The issue is how easily these services can be closed, not how long they last, in fact if they last longer it's worse for the users involved if they are suddenly shut down. Now free services for life doesn't seem like such a good deal, because the terms are that they owe you nothing and life may equal 2 months, 1 year or 10, it's impossible to know.

I didn't use Reader or participate in the Reader drama and feel it's a bit over-egged, but there is certainly a reputational cost to closing mainstream services or modifying them without consulting those who use them as Apple, FB, MS, Google, Twitter et al do regularly. This doesn't really apply if you have 10 users, but if you have 10 million and an ecosystem it can become important.

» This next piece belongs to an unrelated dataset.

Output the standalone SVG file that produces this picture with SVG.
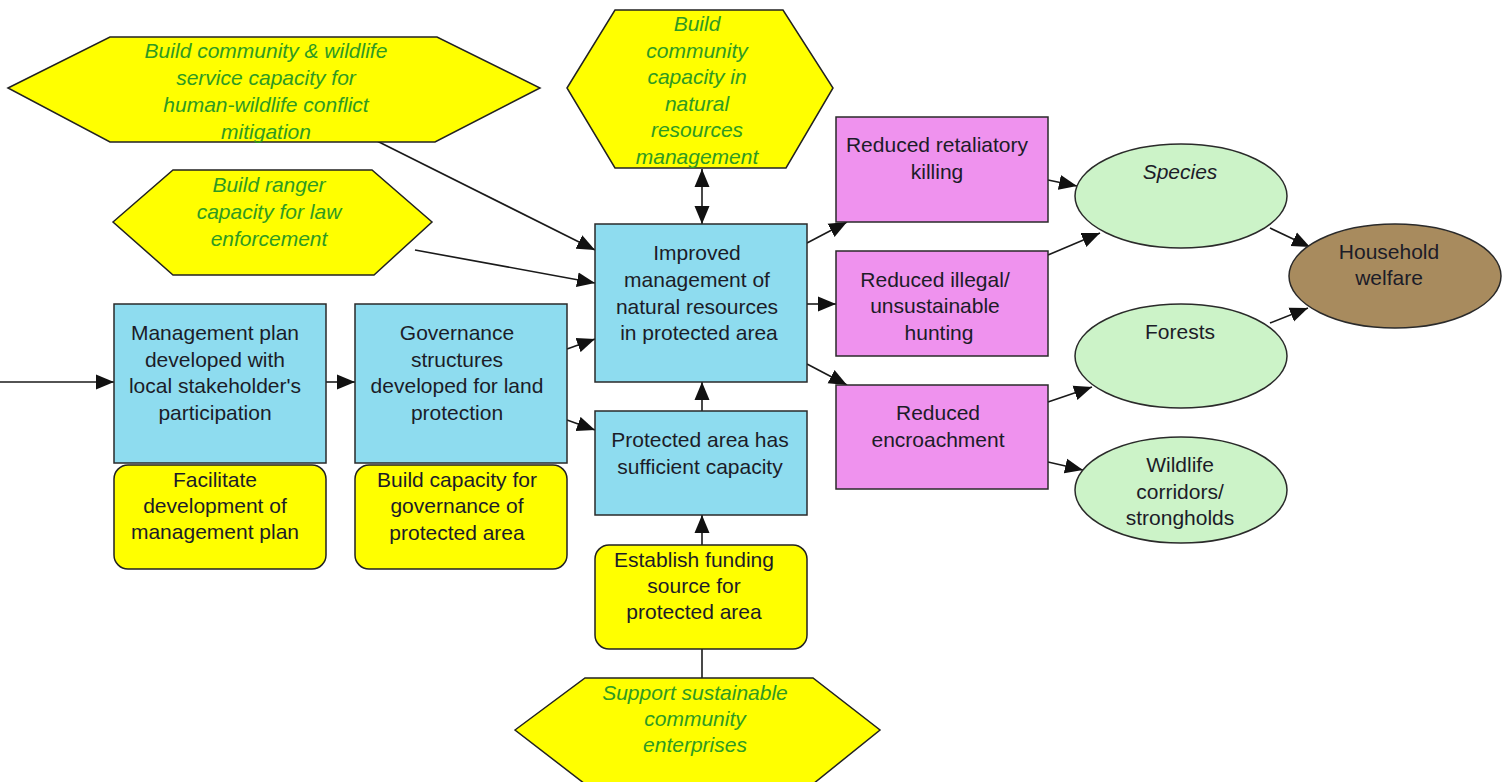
<svg xmlns="http://www.w3.org/2000/svg" width="1509" height="782" viewBox="0 0 1509 782">
  <defs>
    <marker id="arrow" markerUnits="userSpaceOnUse" markerWidth="19" markerHeight="16" refX="18" refY="8" orient="auto-start-reverse">
      <path d="M0,0.5 L18,8 L0,15.5 z" fill="#111"/>
    </marker>
  </defs>
  <style>
    text { font-family: "Liberation Sans", Arial, sans-serif; font-size: 21px; text-anchor: middle; fill: #1c1c28; }
    .strategy text { fill: #2f9a22; font-style: italic; }
    .hex { fill: #ffff00; stroke: #222; stroke-width: 1.5; }
    .activity { fill: #ffff00; stroke: #222; stroke-width: 1.5; }
    .result { fill: #8edcef; stroke: #2a2a2a; stroke-width: 1.5; }
    .threat { fill: #ef92ee; stroke: #2a2a2a; stroke-width: 1.5; }
    .target { fill: #ccf3c8; stroke: #2a2a2a; stroke-width: 1.5; }
    .welfare { fill: #a88b5e; stroke: #2a2a2a; stroke-width: 1.5; }
    .links line { stroke: #1a1a1a; stroke-width: 1.6; }
    .links .arr { marker-end: url(#arrow); }
  </style>
  <rect width="1509" height="782" fill="#ffffff"/>

  <!-- connectors -->
  <g id="connectors" class="links">
    <line class="arr" x1="0" y1="382" x2="114" y2="382"/>
    <line class="arr" x1="326" y1="382" x2="355" y2="382"/>
    <line class="arr" x1="377" y1="141" x2="595" y2="250"/>
    <line class="arr" x1="415" y1="250" x2="595" y2="283"/>
    <line class="arr" x1="567" y1="349" x2="595" y2="339"/>
    <line class="arr" x1="567" y1="420" x2="595" y2="430"/>
    <line class="arr" x1="702" y1="169" x2="702" y2="224" marker-start="url(#arrow)"/>
    <line class="arr" x1="702" y1="411" x2="702" y2="382"/>
    <line class="arr" x1="702" y1="545" x2="702" y2="515"/>
    <line x1="702" y1="678" x2="702" y2="649"/>
    <line class="arr" x1="807" y1="243" x2="847" y2="222"/>
    <line class="arr" x1="807" y1="304" x2="836" y2="304"/>
    <line class="arr" x1="807" y1="364" x2="847" y2="385"/>
    <line class="arr" x1="1048" y1="180" x2="1077" y2="186"/>
    <line class="arr" x1="1048" y1="255" x2="1100" y2="233"/>
    <line class="arr" x1="1048" y1="402" x2="1092" y2="387"/>
    <line class="arr" x1="1048" y1="462" x2="1083" y2="470"/>
    <line class="arr" x1="1270" y1="228" x2="1310" y2="247"/>
    <line class="arr" x1="1270" y1="323" x2="1308" y2="308"/>
  </g>

  <!-- strategies (hexagons) -->
  <g id="hwc-capacity" class="strategy">
    <polygon class="hex" points="8,88 110,37 437,37 540,88 435,142 110,142"/>
    <text x="266" y="58">Build community &amp; wildlife</text>
    <text x="266" y="85">service capacity for</text>
    <text x="266" y="112">human-wildlife conflict</text>
    <text x="266" y="139">mitigation</text>
  </g>
  <g id="ranger-capacity" class="strategy">
    <polygon class="hex" points="113,222 173,170 372,170 432,222 374,275 173,275"/>
    <text x="269" y="192">Build ranger</text>
    <text x="269" y="219">capacity for law</text>
    <text x="269" y="246">enforcement</text>
  </g>
  <g id="nrm-capacity" class="strategy">
    <polygon class="hex" points="567,88 615,10 783,10 833,88 786,168 615,168"/>
    <text x="697" y="31">Build</text>
    <text x="697" y="58">community</text>
    <text x="697" y="84">capacity in</text>
    <text x="697" y="111">natural</text>
    <text x="697" y="137">resources</text>
    <text x="697" y="164">management</text>
  </g>
  <g id="community-enterprises" class="strategy">
    <polygon class="hex" points="515,730 585,678 813,678 880,730 813,784 585,784"/>
    <text x="695" y="700">Support sustainable</text>
    <text x="695" y="726">community</text>
    <text x="695" y="752">enterprises</text>
  </g>

  <!-- intermediate results -->
  <g id="management-plan">
    <rect class="result" x="114" y="304" width="212" height="159"/>
    <text x="215" y="340">Management plan</text>
    <text x="215" y="367">developed with</text>
    <text x="215" y="393">local stakeholder's</text>
    <text x="215" y="420">participation</text>
  </g>
  <g id="facilitate-plan">
    <rect class="activity" x="114" y="465" width="212" height="104" rx="14"/>
    <text x="215" y="487">Facilitate</text>
    <text x="215" y="513">development of</text>
    <text x="215" y="539">management plan</text>
  </g>
  <g id="governance">
    <rect class="result" x="355" y="304" width="212" height="159"/>
    <text x="457" y="340">Governance</text>
    <text x="457" y="367">structures</text>
    <text x="457" y="393">developed for land</text>
    <text x="457" y="420">protection</text>
  </g>
  <g id="governance-capacity">
    <rect class="activity" x="355" y="465" width="212" height="104" rx="14"/>
    <text x="457" y="487">Build capacity for</text>
    <text x="457" y="513">governance of</text>
    <text x="457" y="540">protected area</text>
  </g>
  <g id="improved-management">
    <rect class="result" x="595" y="224" width="212" height="158"/>
    <text x="697" y="260">Improved</text>
    <text x="697" y="287">management of</text>
    <text x="697" y="314">natural resources</text>
    <text x="699" y="340">in protected area</text>
  </g>
  <g id="pa-capacity">
    <rect class="result" x="595" y="411" width="212" height="104"/>
    <text x="700" y="447">Protected area has</text>
    <text x="700" y="474">sufficient capacity</text>
  </g>
  <g id="funding-source">
    <rect class="activity" x="595" y="545" width="212" height="104" rx="14"/>
    <text x="694" y="567">Establish funding</text>
    <text x="694" y="593">source for</text>
    <text x="694" y="619">protected area</text>
  </g>

  <!-- threat reductions -->
  <g id="retaliatory-killing">
    <rect class="threat" x="836" y="117" width="212" height="105"/>
    <text x="937" y="152">Reduced retaliatory</text>
    <text x="937" y="179">killing</text>
  </g>
  <g id="illegal-hunting">
    <rect class="threat" x="836" y="251" width="212" height="105"/>
    <text x="935" y="287">Reduced illegal/</text>
    <text x="935" y="313">unsustainable</text>
    <text x="939" y="340">hunting</text>
  </g>
  <g id="encroachment">
    <rect class="threat" x="836" y="385" width="212" height="104"/>
    <text x="938" y="420">Reduced</text>
    <text x="938" y="447">encroachment</text>
  </g>

  <!-- targets -->
  <g id="species">
    <ellipse class="target" cx="1181" cy="196" rx="106" ry="52"/>
    <text x="1180" y="179" font-style="italic">Species</text>
  </g>
  <g id="forests">
    <ellipse class="target" cx="1181" cy="356" rx="106" ry="52"/>
    <text x="1180" y="339">Forests</text>
  </g>
  <g id="wildlife-corridors">
    <ellipse class="target" cx="1181" cy="490" rx="106" ry="53"/>
    <text x="1180" y="472">Wildlife</text>
    <text x="1180" y="499">corridors/</text>
    <text x="1180" y="525">strongholds</text>
  </g>
  <g id="household-welfare">
    <ellipse class="welfare" cx="1395" cy="276" rx="106" ry="52"/>
    <text x="1389" y="259">Household</text>
    <text x="1389" y="285">welfare</text>
  </g>
</svg>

Building on top of these platforms like FB or G+ is in my opinion very risk for other businesses, so depending on something like helpouts is a huge risk for the people who might use it to actually sell/provide services and build a reputation, but very little short-term risk for Google.

1 comments

>Building on top of these platforms [...]

Relying on an other business (platform, as a customer, [...]) for more than 25% (33, 50 your call)of your revenue is risky no matter the industry.

Relying a 100% is stupid.

Relying... 100% is stupid.

And yet this is what FaceBook, Twitter, Google, Apple and many other web and OS corporations are encouraging people to do - build on top of their platform (be that FB apps, Twitter API, iOS/Android apps or web apps relying on a single-signon). They all want to own the platform which everyone builds and consumes on, and turn everyone else into sharecroppers.

With this particular service, it might be really great for connecting people to provide each other services, but as it also relies on Google+ (which, for example, people have been arbitrarily shut out of), and is provided by Google of Reader infame, is it worth an investment of time or resources? Perhaps as an adjunct to other services, but I'd be wary of depending on it in any meaningful way, as you say.

That may sound like common sense, but see the examples given above of platforms which try to push both consumers and developers into reliance on one tech company for essential parts of their online identity (professional and personal).